> **Your goal**: Find each line with "that" and copy it.

> **Extracted records**:
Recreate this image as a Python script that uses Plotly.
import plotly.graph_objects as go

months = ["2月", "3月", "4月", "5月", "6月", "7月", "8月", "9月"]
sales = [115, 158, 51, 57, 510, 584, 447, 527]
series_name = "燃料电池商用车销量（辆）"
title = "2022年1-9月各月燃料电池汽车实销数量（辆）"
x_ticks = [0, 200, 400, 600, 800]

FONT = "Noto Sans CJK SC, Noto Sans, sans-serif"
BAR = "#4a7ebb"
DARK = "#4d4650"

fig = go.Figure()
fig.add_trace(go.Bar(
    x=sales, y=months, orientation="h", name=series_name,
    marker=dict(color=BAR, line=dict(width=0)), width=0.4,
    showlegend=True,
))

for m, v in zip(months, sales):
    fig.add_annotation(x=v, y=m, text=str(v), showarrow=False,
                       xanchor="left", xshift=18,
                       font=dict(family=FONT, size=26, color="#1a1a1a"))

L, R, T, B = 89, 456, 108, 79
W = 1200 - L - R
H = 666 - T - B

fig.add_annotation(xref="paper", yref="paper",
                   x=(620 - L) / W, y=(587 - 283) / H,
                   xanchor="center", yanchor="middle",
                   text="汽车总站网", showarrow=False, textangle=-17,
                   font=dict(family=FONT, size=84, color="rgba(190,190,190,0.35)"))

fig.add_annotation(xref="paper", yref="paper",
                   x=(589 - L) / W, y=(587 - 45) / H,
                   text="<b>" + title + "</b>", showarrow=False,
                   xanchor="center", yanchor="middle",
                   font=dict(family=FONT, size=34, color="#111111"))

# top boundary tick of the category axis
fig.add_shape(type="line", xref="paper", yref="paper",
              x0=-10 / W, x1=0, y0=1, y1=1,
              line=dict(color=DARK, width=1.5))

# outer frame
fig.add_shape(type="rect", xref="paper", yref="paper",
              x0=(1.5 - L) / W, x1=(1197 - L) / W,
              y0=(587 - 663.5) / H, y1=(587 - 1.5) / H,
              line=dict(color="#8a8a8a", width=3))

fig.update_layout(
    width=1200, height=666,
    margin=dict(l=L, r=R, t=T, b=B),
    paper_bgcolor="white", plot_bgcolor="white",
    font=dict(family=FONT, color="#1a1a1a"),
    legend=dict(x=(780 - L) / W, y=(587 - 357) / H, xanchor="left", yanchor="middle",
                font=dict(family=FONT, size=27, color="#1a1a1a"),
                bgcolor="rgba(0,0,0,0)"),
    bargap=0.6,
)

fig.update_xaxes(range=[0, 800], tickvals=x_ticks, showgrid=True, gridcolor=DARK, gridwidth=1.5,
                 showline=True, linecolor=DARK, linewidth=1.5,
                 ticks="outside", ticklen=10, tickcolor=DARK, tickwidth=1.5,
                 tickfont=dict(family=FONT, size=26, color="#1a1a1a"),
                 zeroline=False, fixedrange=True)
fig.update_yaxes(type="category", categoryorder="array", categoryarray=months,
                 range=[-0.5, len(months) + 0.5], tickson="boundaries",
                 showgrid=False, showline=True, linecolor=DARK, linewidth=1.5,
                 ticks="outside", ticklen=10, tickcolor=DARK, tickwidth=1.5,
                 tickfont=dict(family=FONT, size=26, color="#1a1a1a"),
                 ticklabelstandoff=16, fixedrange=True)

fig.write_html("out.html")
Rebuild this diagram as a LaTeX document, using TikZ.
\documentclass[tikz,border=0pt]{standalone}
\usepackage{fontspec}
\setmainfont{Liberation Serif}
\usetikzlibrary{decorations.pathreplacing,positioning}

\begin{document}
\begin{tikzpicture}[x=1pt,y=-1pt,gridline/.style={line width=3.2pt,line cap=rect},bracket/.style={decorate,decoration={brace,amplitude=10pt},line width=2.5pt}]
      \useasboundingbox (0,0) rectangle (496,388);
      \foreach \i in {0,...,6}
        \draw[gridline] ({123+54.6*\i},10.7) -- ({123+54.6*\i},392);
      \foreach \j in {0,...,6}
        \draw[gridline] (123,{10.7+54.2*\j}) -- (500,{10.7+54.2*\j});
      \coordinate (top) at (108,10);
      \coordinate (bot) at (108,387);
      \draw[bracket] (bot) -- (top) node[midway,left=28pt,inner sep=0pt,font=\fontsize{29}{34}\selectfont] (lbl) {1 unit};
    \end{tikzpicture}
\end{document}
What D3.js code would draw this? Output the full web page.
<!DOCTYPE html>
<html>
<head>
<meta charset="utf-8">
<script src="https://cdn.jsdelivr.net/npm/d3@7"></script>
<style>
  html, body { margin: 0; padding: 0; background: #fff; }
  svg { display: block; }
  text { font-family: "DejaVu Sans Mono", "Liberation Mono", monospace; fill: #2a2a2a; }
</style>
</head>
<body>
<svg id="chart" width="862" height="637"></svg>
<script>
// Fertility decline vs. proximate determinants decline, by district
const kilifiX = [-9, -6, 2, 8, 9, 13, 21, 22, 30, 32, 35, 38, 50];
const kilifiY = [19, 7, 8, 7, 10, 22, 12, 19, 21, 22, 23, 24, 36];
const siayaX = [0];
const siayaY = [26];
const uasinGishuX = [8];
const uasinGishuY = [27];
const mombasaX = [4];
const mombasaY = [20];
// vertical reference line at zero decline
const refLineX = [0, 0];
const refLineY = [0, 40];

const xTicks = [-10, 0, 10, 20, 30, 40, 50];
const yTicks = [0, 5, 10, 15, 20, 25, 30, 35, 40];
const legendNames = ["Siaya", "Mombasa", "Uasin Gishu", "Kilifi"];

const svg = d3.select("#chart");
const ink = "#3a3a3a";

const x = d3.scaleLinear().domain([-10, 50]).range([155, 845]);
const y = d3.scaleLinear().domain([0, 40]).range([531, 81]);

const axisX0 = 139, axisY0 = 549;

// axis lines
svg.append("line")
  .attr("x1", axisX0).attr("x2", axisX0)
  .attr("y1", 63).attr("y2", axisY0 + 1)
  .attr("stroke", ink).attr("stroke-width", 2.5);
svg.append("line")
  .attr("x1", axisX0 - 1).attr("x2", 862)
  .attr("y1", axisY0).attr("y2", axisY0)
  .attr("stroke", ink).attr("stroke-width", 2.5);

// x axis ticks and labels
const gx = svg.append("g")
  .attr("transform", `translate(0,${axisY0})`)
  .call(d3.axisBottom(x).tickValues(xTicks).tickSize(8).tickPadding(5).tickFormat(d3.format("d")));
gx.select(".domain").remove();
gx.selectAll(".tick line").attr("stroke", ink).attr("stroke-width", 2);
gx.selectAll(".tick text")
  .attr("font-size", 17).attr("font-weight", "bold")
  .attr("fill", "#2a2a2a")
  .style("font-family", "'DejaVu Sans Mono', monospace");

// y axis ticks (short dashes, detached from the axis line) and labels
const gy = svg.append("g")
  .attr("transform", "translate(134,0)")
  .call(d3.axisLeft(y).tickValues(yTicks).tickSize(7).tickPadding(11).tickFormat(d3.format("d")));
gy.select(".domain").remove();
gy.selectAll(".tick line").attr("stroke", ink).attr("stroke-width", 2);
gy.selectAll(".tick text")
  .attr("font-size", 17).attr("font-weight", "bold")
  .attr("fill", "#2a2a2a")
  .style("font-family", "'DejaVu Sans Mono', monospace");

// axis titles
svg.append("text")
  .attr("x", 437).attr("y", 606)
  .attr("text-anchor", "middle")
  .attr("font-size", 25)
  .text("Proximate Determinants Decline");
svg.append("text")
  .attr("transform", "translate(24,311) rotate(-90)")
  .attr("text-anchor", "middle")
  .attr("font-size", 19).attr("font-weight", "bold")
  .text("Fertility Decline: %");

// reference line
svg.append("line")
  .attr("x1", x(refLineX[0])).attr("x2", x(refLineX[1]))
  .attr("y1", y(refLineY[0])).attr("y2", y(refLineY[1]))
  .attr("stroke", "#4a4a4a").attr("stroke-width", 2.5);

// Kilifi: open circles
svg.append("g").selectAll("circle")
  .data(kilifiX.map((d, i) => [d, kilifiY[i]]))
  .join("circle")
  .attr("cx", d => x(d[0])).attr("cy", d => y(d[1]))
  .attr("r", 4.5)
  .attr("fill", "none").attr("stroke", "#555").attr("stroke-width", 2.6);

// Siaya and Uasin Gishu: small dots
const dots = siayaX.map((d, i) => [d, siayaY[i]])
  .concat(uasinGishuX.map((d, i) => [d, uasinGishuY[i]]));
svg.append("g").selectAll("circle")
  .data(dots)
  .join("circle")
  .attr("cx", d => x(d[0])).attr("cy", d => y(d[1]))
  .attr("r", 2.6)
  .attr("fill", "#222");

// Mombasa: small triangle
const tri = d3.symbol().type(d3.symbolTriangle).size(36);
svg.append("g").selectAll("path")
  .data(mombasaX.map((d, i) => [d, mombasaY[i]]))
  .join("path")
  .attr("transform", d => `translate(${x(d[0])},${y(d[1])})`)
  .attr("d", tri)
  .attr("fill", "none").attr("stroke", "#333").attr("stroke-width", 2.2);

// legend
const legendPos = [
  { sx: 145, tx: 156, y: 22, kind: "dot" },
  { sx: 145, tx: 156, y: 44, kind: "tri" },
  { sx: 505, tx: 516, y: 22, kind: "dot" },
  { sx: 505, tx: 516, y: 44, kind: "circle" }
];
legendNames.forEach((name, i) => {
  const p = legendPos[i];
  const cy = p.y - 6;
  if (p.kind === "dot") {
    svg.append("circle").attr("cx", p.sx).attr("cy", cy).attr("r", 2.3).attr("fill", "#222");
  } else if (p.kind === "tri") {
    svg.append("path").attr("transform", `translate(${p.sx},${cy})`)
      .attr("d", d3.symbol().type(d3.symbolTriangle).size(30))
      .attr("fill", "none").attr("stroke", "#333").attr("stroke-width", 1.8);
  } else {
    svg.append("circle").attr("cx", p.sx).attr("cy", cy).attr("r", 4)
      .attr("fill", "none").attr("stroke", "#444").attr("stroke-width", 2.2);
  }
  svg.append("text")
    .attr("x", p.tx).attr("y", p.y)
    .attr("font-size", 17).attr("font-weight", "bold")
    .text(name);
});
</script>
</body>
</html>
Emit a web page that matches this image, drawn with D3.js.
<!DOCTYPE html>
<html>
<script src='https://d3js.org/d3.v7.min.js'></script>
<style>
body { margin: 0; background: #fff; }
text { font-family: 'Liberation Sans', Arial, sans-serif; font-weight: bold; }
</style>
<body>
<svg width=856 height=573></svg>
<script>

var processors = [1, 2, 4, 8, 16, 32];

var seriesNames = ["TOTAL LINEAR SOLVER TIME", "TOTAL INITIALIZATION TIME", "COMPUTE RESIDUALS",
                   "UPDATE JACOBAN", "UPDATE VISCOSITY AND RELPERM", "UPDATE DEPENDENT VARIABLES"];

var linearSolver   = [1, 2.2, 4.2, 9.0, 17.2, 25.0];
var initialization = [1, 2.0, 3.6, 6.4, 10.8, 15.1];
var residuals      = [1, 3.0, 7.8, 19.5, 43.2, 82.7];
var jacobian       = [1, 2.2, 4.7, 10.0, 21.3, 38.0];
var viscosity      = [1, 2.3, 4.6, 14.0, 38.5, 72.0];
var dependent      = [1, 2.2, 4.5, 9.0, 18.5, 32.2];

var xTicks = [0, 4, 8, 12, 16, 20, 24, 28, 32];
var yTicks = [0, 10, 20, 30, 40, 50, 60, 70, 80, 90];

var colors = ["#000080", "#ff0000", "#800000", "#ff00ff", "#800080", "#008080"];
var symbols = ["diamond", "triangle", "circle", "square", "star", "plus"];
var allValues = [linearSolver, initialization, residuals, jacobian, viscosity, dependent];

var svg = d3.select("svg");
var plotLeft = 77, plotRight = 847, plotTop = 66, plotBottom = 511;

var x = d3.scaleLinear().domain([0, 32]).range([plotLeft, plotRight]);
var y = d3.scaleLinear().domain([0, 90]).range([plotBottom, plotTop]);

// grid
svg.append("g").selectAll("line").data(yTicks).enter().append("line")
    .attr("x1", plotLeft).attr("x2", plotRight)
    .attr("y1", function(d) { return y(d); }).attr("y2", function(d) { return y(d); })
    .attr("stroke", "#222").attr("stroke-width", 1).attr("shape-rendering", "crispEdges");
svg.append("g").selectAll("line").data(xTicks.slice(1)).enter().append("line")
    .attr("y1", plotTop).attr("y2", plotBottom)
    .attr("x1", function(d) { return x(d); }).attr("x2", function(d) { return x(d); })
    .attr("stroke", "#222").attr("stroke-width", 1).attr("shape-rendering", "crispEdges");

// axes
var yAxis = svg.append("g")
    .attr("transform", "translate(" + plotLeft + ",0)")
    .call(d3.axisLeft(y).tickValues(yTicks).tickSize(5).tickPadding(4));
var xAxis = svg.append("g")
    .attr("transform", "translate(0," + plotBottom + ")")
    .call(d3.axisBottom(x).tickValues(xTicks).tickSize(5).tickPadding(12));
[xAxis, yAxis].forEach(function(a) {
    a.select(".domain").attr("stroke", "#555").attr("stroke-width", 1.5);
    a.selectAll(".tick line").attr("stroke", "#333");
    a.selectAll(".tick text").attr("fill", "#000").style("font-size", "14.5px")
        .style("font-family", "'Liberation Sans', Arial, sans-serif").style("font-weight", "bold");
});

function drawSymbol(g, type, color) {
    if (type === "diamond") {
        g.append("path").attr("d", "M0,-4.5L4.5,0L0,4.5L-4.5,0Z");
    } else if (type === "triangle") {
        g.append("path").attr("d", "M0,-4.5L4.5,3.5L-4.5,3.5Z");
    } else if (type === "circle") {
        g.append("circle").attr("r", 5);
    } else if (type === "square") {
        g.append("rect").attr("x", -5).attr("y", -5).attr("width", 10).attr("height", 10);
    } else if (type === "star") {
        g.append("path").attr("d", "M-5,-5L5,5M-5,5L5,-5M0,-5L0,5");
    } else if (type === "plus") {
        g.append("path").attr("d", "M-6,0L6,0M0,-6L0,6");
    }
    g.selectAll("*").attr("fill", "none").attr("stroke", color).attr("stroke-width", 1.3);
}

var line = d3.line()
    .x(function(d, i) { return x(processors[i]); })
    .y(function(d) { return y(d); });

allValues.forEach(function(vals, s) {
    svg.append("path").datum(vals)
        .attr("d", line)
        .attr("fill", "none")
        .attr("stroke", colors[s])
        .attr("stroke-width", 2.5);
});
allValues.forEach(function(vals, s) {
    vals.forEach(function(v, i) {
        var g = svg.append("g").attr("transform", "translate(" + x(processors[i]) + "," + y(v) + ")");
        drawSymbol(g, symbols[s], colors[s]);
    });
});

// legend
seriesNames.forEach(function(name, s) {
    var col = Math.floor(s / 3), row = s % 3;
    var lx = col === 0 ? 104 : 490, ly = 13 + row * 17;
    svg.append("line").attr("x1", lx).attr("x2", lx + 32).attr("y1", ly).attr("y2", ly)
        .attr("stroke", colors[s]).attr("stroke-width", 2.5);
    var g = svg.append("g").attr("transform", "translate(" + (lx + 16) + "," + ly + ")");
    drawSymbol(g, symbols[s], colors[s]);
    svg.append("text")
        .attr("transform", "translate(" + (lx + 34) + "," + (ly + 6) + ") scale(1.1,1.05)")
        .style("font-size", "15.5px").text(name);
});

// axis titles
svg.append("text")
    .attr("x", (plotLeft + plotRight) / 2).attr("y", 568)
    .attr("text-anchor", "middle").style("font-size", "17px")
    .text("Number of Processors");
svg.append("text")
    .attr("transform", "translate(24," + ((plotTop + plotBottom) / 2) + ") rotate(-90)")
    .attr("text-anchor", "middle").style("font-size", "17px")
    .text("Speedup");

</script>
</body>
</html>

> **Exercise response**:
Recreate this image as a Python script that uses Plotly.
Emit a web page that matches this image, drawn with D3.js.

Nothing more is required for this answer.